• Given task
Take the listing from its first line through the line that contains "var myChart = echarts.init(document.getElementById('main'));" and please retype those lines exactly, leaving out the pictures.

• Record list
+---+
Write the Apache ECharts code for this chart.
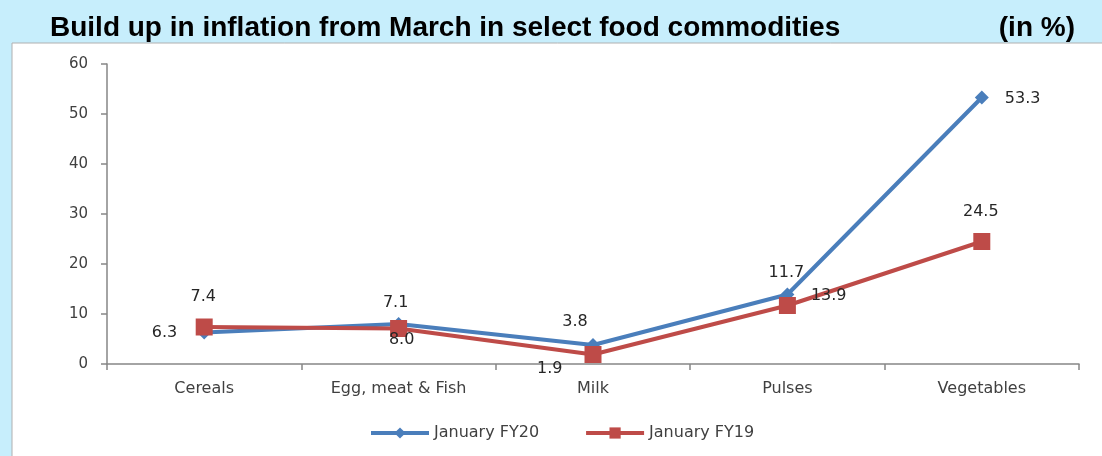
<!DOCTYPE html>
<html>
<head>
<meta charset="utf-8">
<script src="https://cdn.jsdelivr.net/npm/echarts@6/dist/echarts.min.js"></script>
<style>
    html, body { margin: 0; padding: 0; background: #c7eefc; }
    #main { width: 1102px; height: 456px; }
</style>
</head>
<body>
<div id="main"></div>
<script>
// 数据
var categories = ['Cereals', 'Egg, meat & Fish', 'Milk', 'Pulses', 'Vegetables'];
var fy20Values = [6.3, 8.0, 3.8, 13.9, 53.3];
var fy19Values = [7.4, 7.1, 1.9, 11.7, 24.5];
// 图上标注的文字（原图中有两处是对调的）
var fy20Labels = ['6.3', '7.1', '3.8', '11.7', '53.3'];
var fy19Labels = ['7.4', '8.0', '1.9', '13.9', '24.5'];
var yTicks = [0, 10, 20, 30, 40, 50, 60];

(function() {
    var myChart = echarts.init(document.getElementById('main'));

    // 每个点的标签位置和微调
    var fy20Pos = ['left', 'top', 'top', 'top', 'right'];
    var fy20Off = [[-10, 0], [-3, 4], [-18, 2], [-1, 3], [6, 1]];
    var fy19Pos = ['top', 'bottom', 'left', 'right', 'top'];
    var fy19Off = [[-1, -4], [3, -15], [-12, 14], [5, -10], [-1, -3]];

    function buildData(values, labels, pos, off) {
        return values.map(function(v, i) {
            return {
                value: v,
                label: { formatter: labels[i], position: pos[i], offset: off[i] }
            };
        });
    }

    var labelStyle = {
        show: true,
        color: '#262626',
        fontFamily: 'DejaVu Sans',
        fontSize: 16,
        distance: 10
    };

    var option = {
        backgroundColor: '#c7eefc',
        animation: false,
        title: [{
            text: 'Build up in inflation from March in select food commodities',
            left: 45,
            top: 9,
            textStyle: { fontFamily: 'Liberation Sans', fontWeight: 'bold', fontSize: 28, color: '#000' }
        }, {
            text: '(in %)',
            right: 22,
            top: 9,
            textStyle: { fontFamily: 'Liberation Sans', fontWeight: 'bold', fontSize: 28, color: '#000' }
        }],
        // 白色底板
        graphic: [{
            type: 'rect',
            z: -10,
            shape: { x: 12, y: 43, width: 1100, height: 420 },
            style: { fill: '#fff', stroke: '#b0b0b0', lineWidth: 1 }
        }],
        legend: {
            top: 420,
            left: 364,
            itemWidth: 58,
            itemHeight: 14,
            itemGap: 45,
            lineStyle: { width: 4 },
            textStyle: { fontFamily: 'DejaVu Sans', fontSize: 16, color: '#404040' },
            data: ['January FY20', 'January FY19']
        },
        grid: {
            left: 107,
            right: 23,
            top: 64,
            bottom: 92,
            containLabel: false
        },
        xAxis: {
            type: 'category',
            data: categories,
            boundaryGap: true,
            axisLine: { lineStyle: { color: '#868686', width: 1.5 } },
            axisTick: { show: true, length: 6, lineStyle: { color: '#868686', width: 1.5 } },
            axisLabel: { color: '#404040', fontFamily: 'DejaVu Sans', fontSize: 16, margin: 17 }
        },
        yAxis: {
            type: 'value',
            min: yTicks[0],
            max: yTicks[yTicks.length - 1],
            interval: 10,
            axisLine: { show: true, lineStyle: { color: '#868686', width: 1.5 } },
            axisTick: { show: true, length: 6, lineStyle: { color: '#868686', width: 1.5 } },
            axisLabel: { color: '#404040', fontFamily: 'DejaVu Sans', fontSize: 15, margin: 19 },
            splitLine: { show: false }
        },
        series: [{
            name: 'January FY20',
            type: 'line',
            symbol: 'diamond',
            symbolSize: 14,
            color: '#4a7ebb',
            lineStyle: { width: 4, color: '#4a7ebb' },
            label: labelStyle,
            data: buildData(fy20Values, fy20Labels, fy20Pos, fy20Off)
        }, {
            name: 'January FY19',
            type: 'line',
            symbol: 'rect',
            symbolSize: 17,
            color: '#be4b48',
            lineStyle: { width: 4, color: '#be4b48' },
            label: labelStyle,
            data: buildData(fy19Values, fy19Labels, fy19Pos, fy19Off)
        }]
    };

    myChart.setOption(option);
})();
</script>
</body>
</html>
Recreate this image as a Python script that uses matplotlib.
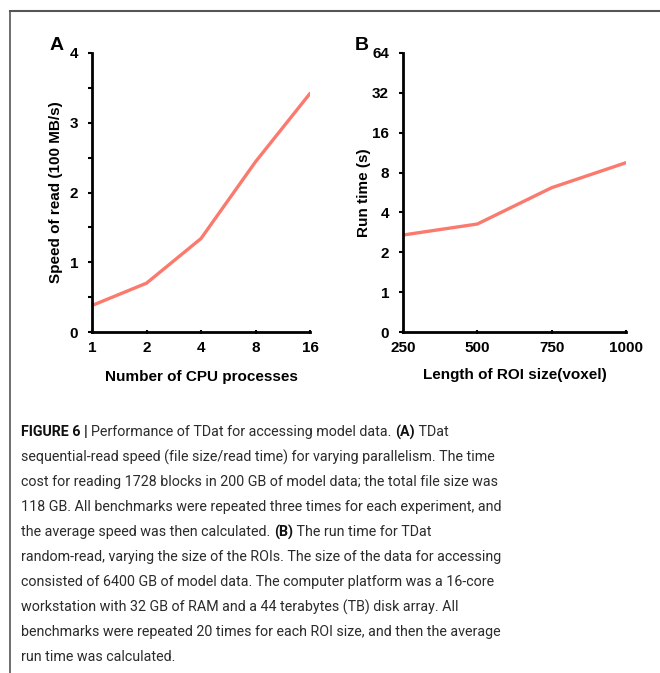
+---+
• Response to the task
Write the Apache ECharts code for this chart.
<!DOCTYPE html>
<html>
<head>
<meta charset="utf-8">
<script src="https://cdn.jsdelivr.net/npm/echarts@6/dist/echarts.min.js"></script>
<style>
    html, body { margin: 0; padding: 0; background: #c7eefc; }
    #main { width: 1102px; height: 456px; }
</style>
</head>
<body>
<div id="main"></div>
<script>
// 数据
var categories = ['Cereals', 'Egg, meat & Fish', 'Milk', 'Pulses', 'Vegetables'];
var fy20Values = [6.3, 8.0, 3.8, 13.9, 53.3];
var fy19Values = [7.4, 7.1, 1.9, 11.7, 24.5];
// 图上标注的文字（原图中有两处是对调的）
var fy20Labels = ['6.3', '7.1', '3.8', '11.7', '53.3'];
var fy19Labels = ['7.4', '8.0', '1.9', '13.9', '24.5'];
var yTicks = [0, 10, 20, 30, 40, 50, 60];

(function() {
    var myChart = echarts.init(document.getElementById('main'));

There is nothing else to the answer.